Ostfield was a huge admirer of Davidson’s and has been nothing but impressed with the Gores team since their paths first crossed last summer.

“The one thing I’ve learned from the people I’ve dealt with in his office is that they want a very successful business that enables a very successful product on the floor,” he said. “From our perspective as businesspeople – as people who bleed Pistons red, white and blue, as people who want the exact same thing he describes – it’s music to our ears.

“These guys have really liked what they’ve seen from this business in the past year and how the organization has weathered the storm we’ve all had to deal with. They are very detail oriented. They like to see good business decisions. The reason fans should like that is those things naturally lead to good decisions – to winning business and winning basketball teams. At the end of the day, those are the things fans care about.”

While the evidence from the start of the process that began more than a year ago when Karen Davidson made public her intention to explore the process of selling the team has pointed overwhelmingly to the Pistons remaining a Detroit team, fans have continued to wonder if leaving Michigan was a possibility once the team changed hands.
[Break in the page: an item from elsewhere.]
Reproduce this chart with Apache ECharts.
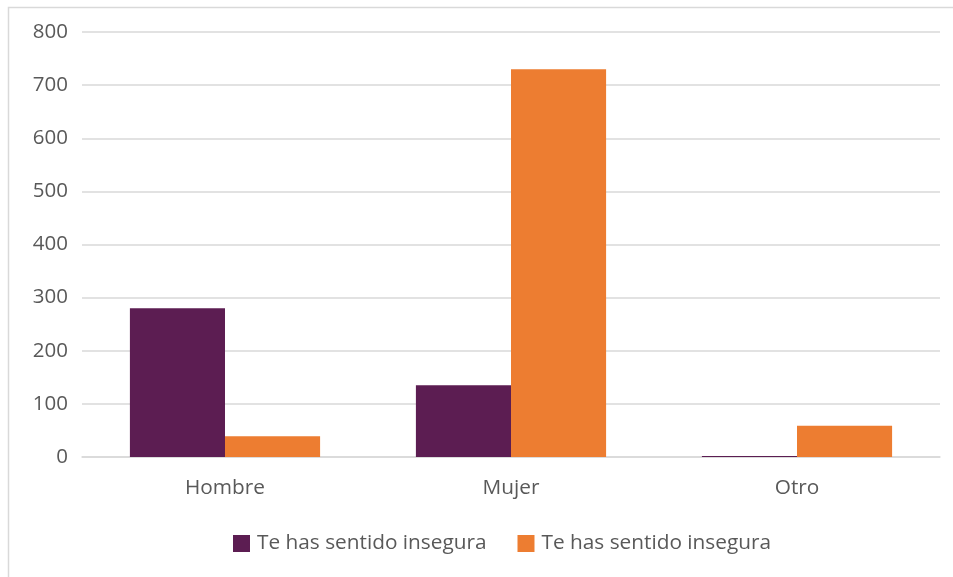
<!DOCTYPE html>
<html><head><meta charset="utf-8">
<script src="https://cdn.jsdelivr.net/npm/echarts@6/dist/echarts.min.js"></script>
<style>html,body{margin:0;padding:0;background:#fff}#c{width:953px;height:577px}</style>
</head><body><div id="c"></div>
<script>
const categories = ['Hombre', 'Mujer', 'Otro'];
const seriesNames = ['Te has sentido insegura', 'Te has sentido insegura '];
const seriesA = [280, 135, 2];
const seriesB = [39, 730, 59];
const yTicks = [0, 100, 200, 300, 400, 500, 600, 700, 800];

const font = '"Open Sans", "Noto Sans", sans-serif';
const chart = echarts.init(document.getElementById('c'), null, {renderer: 'canvas'});
chart.setOption({
  animation: false,
  backgroundColor: '#fff',
  graphic: [{
    type: 'rect', left: 6, top: 5, silent: true,
    shape: {width: 1000, height: 600},
    style: {fill: 'none', stroke: '#d9d9d9', lineWidth: 1.5}
  }],
  grid: {left: 82, right: 13, top: 32, bottom: 120, containLabel: false},
  legend: {
    bottom: 18, left: 228, itemWidth: 17, itemHeight: 17, itemGap: 31,
    icon: 'rect',
    textStyle: {fontFamily: font, fontSize: 20.8, color: '#595959', padding: [0,0,0,2]},
    data: seriesNames
  },
  xAxis: {
    type: 'category', data: categories,
    axisLine: {show: true, lineStyle: {color: '#d9d9d9', width: 1.5}},
    axisTick: {show: false},
    axisLabel: {fontFamily: font, fontSize: 20.8, color: '#595959', margin: 21}
  },
  yAxis: {
    type: 'value', min: yTicks[0], max: yTicks[yTicks.length-1], interval: 100,
    axisLine: {show: false}, axisTick: {show: false},
    splitLine: {lineStyle: {color: '#d9d9d9', width: 1.5}},
    axisLabel: {fontFamily: font, fontSize: 20.5, color: '#595959', margin: 14}
  },
  series: [
    {name: seriesNames[0], type: 'bar', data: seriesA, barGap: '0%', barCategoryGap: '33.5%',
     itemStyle: {color: '#5C1D52'}},
    {name: seriesNames[1], type: 'bar', data: seriesB, barGap: '0%', barCategoryGap: '33.5%',
     itemStyle: {color: '#ED7D31'}}
  ]
});
</script></body></html>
“Only Tom can speak to that,” Ostfield said. “What I can say is I believe he and his team are committed to this organization and to this community. Tom is a Michigan guy. He has businesses here in Michigan. He has family here in Michigan. He has a home in Michigan. He is competitive. He wants to win. He certainly wants to have a successful team. Obviously, he’s a very successful business guy.

“So he is the right mix. He is everything, I believe, that fans should want, that sponsors should want, that the media should want and that the people who work here should want.”